- Work to be completed -
Retype nothing but the lines from the start of the material up to and including the line with "0.02, 0.0, 0.0]". Pictures don't belong in the copy.

- Records for this task -

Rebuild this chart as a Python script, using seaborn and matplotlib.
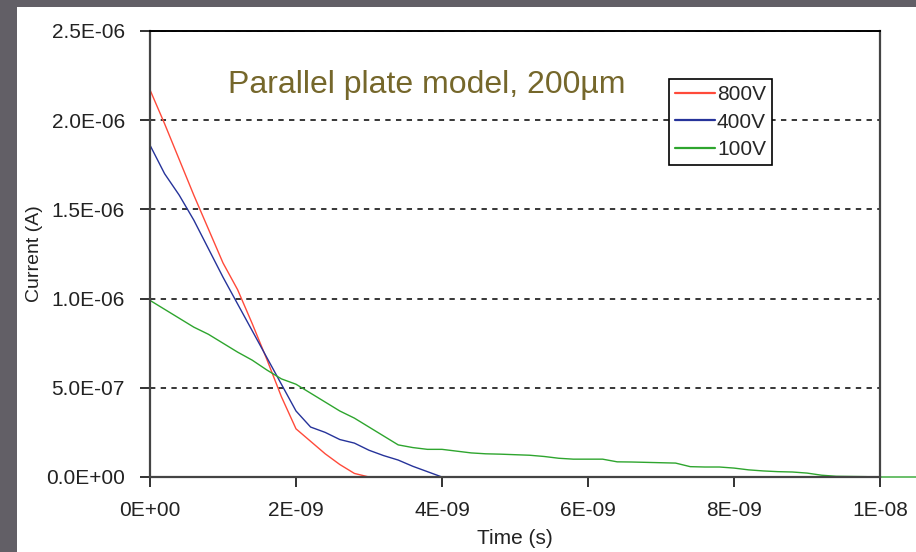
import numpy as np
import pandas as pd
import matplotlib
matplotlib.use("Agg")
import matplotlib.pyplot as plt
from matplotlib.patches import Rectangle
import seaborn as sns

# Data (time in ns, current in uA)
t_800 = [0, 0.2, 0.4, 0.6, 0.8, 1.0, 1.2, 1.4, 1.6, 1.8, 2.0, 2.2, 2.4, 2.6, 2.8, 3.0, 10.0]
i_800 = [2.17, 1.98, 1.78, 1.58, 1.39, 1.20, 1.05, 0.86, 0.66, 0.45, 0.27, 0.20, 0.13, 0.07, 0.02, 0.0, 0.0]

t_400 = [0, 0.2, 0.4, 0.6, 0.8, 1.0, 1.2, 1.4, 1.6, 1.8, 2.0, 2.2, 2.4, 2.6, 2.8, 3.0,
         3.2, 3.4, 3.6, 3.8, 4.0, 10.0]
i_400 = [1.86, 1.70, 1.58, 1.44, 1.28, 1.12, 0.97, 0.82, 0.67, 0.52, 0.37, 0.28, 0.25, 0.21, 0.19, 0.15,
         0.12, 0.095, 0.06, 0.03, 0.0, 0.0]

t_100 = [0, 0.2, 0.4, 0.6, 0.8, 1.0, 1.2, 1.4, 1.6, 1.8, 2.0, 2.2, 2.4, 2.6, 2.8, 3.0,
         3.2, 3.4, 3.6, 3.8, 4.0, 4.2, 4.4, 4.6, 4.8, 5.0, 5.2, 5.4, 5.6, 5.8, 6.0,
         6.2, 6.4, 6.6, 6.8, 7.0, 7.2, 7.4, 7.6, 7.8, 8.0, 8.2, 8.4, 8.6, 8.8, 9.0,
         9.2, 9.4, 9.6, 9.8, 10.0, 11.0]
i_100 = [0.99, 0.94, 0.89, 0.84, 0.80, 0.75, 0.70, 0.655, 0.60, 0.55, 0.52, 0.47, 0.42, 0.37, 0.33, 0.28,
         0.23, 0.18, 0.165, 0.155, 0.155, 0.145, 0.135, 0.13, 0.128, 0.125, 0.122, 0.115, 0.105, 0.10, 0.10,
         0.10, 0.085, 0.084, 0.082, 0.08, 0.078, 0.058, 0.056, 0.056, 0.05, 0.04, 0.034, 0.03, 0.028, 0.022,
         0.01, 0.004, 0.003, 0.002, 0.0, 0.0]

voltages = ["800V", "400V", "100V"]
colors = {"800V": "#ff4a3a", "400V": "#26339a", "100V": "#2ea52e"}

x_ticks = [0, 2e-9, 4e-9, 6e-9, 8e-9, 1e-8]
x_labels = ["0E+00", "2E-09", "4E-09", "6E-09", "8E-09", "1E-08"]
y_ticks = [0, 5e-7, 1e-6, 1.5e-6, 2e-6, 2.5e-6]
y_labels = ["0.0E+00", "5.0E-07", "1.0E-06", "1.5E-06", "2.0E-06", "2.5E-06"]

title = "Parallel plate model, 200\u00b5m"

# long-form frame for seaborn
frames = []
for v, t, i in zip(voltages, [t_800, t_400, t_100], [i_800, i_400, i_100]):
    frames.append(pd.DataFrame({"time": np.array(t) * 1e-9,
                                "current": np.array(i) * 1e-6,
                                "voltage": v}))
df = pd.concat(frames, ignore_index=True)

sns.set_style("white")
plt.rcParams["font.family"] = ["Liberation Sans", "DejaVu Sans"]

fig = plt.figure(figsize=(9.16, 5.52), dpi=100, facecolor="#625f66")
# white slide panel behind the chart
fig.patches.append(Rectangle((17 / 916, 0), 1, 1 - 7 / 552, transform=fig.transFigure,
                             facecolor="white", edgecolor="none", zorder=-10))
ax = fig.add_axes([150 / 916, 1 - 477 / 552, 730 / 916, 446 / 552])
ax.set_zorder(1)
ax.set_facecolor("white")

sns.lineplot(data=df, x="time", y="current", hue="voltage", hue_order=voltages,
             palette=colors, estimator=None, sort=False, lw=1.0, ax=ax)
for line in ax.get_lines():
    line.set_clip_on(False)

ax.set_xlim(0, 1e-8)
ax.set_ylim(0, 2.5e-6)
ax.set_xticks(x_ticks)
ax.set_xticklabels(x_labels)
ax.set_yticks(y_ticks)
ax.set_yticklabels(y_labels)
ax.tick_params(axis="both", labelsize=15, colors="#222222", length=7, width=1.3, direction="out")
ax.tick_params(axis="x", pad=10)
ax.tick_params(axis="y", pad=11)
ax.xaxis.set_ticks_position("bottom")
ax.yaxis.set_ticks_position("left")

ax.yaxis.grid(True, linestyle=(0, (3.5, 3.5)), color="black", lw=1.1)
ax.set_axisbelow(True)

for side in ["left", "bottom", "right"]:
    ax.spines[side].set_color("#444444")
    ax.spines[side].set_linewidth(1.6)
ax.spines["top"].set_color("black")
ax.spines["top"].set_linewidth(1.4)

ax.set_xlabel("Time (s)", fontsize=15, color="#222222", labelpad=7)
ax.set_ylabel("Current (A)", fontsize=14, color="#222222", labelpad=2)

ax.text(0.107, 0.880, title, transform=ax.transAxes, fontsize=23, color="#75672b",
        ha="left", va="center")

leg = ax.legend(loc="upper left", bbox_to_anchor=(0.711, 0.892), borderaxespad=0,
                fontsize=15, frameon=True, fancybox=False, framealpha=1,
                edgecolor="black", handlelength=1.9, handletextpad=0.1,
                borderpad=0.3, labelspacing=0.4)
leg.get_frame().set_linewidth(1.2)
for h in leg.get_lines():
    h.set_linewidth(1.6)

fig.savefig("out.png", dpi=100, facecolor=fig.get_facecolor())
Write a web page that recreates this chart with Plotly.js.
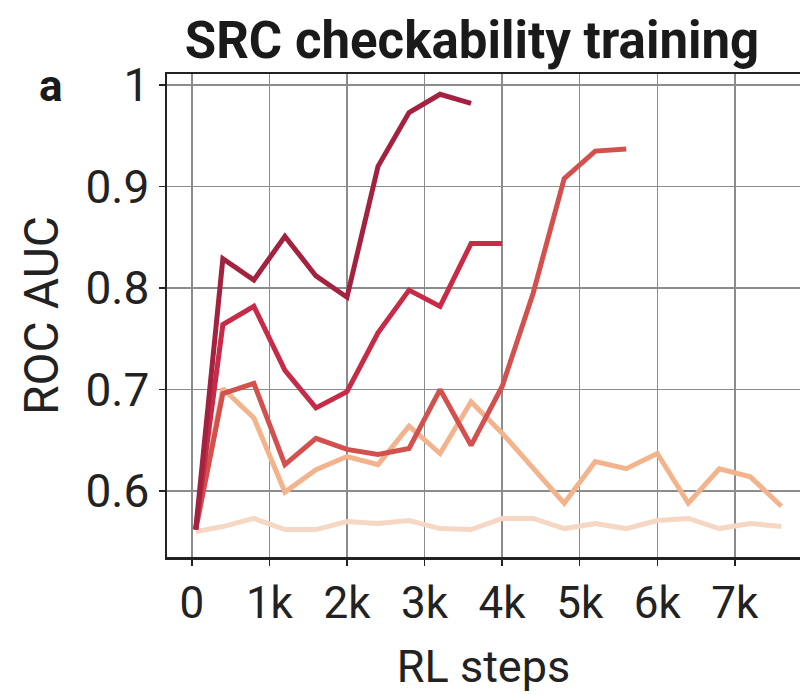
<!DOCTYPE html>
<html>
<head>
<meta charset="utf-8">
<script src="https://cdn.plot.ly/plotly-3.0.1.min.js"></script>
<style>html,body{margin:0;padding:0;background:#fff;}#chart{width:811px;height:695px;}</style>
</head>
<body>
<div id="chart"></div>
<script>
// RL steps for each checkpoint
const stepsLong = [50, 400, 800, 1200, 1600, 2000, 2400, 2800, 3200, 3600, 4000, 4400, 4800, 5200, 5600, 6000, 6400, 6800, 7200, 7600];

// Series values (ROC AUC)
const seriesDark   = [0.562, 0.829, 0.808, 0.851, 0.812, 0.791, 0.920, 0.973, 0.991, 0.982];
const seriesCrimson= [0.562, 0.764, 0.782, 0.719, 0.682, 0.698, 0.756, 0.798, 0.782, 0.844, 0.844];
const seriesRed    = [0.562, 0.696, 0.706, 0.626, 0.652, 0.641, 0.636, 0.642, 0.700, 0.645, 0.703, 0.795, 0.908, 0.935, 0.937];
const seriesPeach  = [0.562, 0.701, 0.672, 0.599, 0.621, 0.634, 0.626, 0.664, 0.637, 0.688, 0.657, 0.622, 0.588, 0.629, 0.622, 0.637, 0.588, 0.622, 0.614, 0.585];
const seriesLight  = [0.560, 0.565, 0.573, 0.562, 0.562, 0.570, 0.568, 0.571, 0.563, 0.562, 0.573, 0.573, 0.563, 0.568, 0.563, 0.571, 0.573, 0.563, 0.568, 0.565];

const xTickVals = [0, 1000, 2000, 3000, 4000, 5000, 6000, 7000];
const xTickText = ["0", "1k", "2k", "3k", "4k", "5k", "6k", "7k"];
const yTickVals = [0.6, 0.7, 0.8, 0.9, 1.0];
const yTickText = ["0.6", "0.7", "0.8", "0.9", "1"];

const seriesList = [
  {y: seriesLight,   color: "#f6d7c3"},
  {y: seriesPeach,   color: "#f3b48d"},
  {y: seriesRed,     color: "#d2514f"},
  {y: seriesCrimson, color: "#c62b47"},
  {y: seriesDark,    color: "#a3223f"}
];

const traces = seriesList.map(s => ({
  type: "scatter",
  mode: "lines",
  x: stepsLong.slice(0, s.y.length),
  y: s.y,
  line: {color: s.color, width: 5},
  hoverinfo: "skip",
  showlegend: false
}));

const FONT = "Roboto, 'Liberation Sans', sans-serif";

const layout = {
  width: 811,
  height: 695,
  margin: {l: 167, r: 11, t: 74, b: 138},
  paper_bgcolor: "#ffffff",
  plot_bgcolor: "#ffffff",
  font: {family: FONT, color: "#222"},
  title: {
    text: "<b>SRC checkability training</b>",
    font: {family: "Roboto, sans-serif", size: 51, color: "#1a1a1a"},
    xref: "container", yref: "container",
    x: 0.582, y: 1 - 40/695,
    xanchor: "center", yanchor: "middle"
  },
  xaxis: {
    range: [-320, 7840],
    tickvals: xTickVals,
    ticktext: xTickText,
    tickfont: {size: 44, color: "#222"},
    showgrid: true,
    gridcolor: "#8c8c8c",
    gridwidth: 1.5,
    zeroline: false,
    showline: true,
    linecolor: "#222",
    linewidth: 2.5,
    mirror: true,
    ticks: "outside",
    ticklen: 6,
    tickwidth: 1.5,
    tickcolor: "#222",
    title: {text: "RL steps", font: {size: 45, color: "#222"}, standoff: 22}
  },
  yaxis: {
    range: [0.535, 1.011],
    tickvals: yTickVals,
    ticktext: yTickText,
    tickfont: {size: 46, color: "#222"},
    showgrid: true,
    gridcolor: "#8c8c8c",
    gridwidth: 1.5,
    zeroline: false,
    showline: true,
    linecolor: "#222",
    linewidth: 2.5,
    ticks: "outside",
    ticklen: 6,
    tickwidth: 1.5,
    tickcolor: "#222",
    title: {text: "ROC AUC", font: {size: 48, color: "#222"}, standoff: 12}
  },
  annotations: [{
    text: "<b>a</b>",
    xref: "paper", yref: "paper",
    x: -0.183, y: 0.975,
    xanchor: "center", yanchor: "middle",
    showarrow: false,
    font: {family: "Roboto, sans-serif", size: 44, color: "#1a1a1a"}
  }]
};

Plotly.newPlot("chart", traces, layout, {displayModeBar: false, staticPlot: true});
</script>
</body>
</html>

- Response below -
Rebuild this chart as a Python script, using seaborn and matplotlib.
import numpy as np
import pandas as pd
import matplotlib
matplotlib.use("Agg")
import matplotlib.pyplot as plt
from matplotlib.patches import Rectangle
import seaborn as sns

# Data (time in ns, current in uA)
t_800 = [0, 0.2, 0.4, 0.6, 0.8, 1.0, 1.2, 1.4, 1.6, 1.8, 2.0, 2.2, 2.4, 2.6, 2.8, 3.0, 10.0]
i_800 = [2.17, 1.98, 1.78, 1.58, 1.39, 1.20, 1.05, 0.86, 0.66, 0.45, 0.27, 0.20, 0.13, 0.07, 0.02, 0.0, 0.0]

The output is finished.